Джеймс Уотсон. Страсть к ДНК. Гены, геномы и общество В ту ночь, перед важнейшим днем в моей жизни, я не смог заснуть ни на минуту, ведь главам двух – даже не одного, а двух! – государств предстояло обнародовать результаты крупнейшего совместного исследования в биологии. Для многих предстоящее событие стало самым значительным за всю историю науки{192}. Несмотря на все свои угрозы его бойкотировать, я все-таки решил, что это будет «мой день». После разговора с Нилом Лейном я продолжил оттачивать свое выступление, заменяя отдельные слова то в одном, то в другом месте – вычеркивал предложения, менял местами абзацы. Снова и снова я звонил или писал по электронной почте Хизер и другим друзьям, чтобы узнать их мнение, не давая им спать до поздней ночи. Мое выступление должно было быть абсолютно безупречным.
К 6 часам утра, как и обещал, я отправил по имейлу текст своего выступления в Белый дом. Затем принял горячий душ и надел темно-синий костюм с официальным красным галстуком. Впереди был длинный и знойный вашингтонский день. За нами приехала машина с водителем, и мы с Клэр отправились в Белый дом. Мы жили в доме на Потомаке, и поездка заняла 25 минут. В последнее время наша супружеская жизнь была довольно напряженной из-за моей практически непрерывной работы над геномом, так что мы почти не разговаривали, а я снова и снова перечитывал свою речь.
По прибытии в Белый дом мы быстро прошли досмотр и присоединились к Коллинзу, его жене и Лейну. Вскоре появился крепко сбитый, щеголеватого вида Ари Патринос, и официальный фотограф Белого дома начал съемку. На нескольких фотографиях я, Ари и Фрэнсис держим в руках по экземпляру журнала Time, на обложке которого Фрэнсис и я стоим плечом к плечу, но мне было приятно, что я оказался немного впереди. Запечатлеть нас обоих вместе на фотографии потребовало не меньше усилий, чем завершить монументальное исследование, поскольку за всем этим стояло немало закулисных интриг.
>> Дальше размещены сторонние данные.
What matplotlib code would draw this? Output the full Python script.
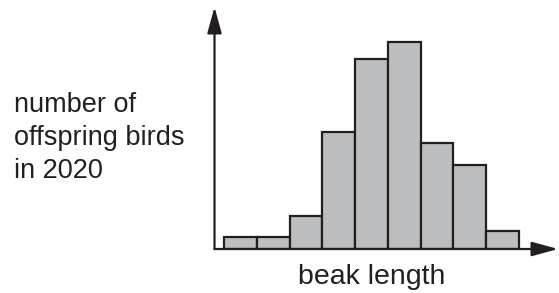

Time освещал «геномную историю» почти с самого начала – в основном, благодаря репортажам научного обозревателя журнала Дика Томсона (сейчас он работает в Женеве, во Всемирной организации здравоохранения). Представители Белого дома и мы с Фрэнсисом и Ари согласились предоставить журналу права на эксклюзивные материалы по теме. Имелись в виду секретные интервью со всеми ключевыми игроками и ночные фотосессии, главная из которых проходила после полуночи в НИЗ. Перед началом мероприятия в Белом доме мне сообщили из Time, что редактор решил поместить на обложку только мою фотографию, но высокопоставленный чиновник из Белого дома настаивал, чтобы на обложке обязательно был и Фрэнсис. Однако Time заявил, что это «моя» обложка, и они не собираются ее менять. Но на следующий день Коллинз позвонил мне по телефону и стал умоляющим тоном говорить, что если на обложке будет изображен только один из нас, это будет неверно истолковано. Я нехотя согласился и позвонил Дику Томпсону – хотел быть великодушным и считал, что так будет правильно.
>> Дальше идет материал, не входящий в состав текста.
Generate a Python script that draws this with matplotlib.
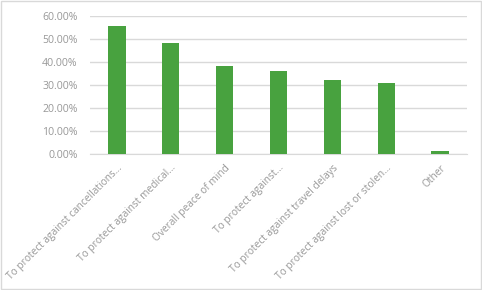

К счастью, в тот великий день разногласия были забыты, и все остро переживали чувство причастности к великому, историческому свершению. В Белом доме нас любезно приветствовали Фрэнсис и его жена, вокруг царила атмосфера напряженного ожидания – казалось, все буквально наэлектризованы предчувствием чего-то необыкновенно значительного. Президент Клинтон, вышедший поприветствовать нас, тоже был в приподнятом настроении и выглядел весьма воодушевленным. Позже он отвел меня в сторону и сказал, что у нас есть хороший общий знакомый – Томас Шнайдер. Его жена Синтия, посол в Голландии, оказалась горячим поклонником генетических исследований и уже раньше обращала внимание президента на мои достижения.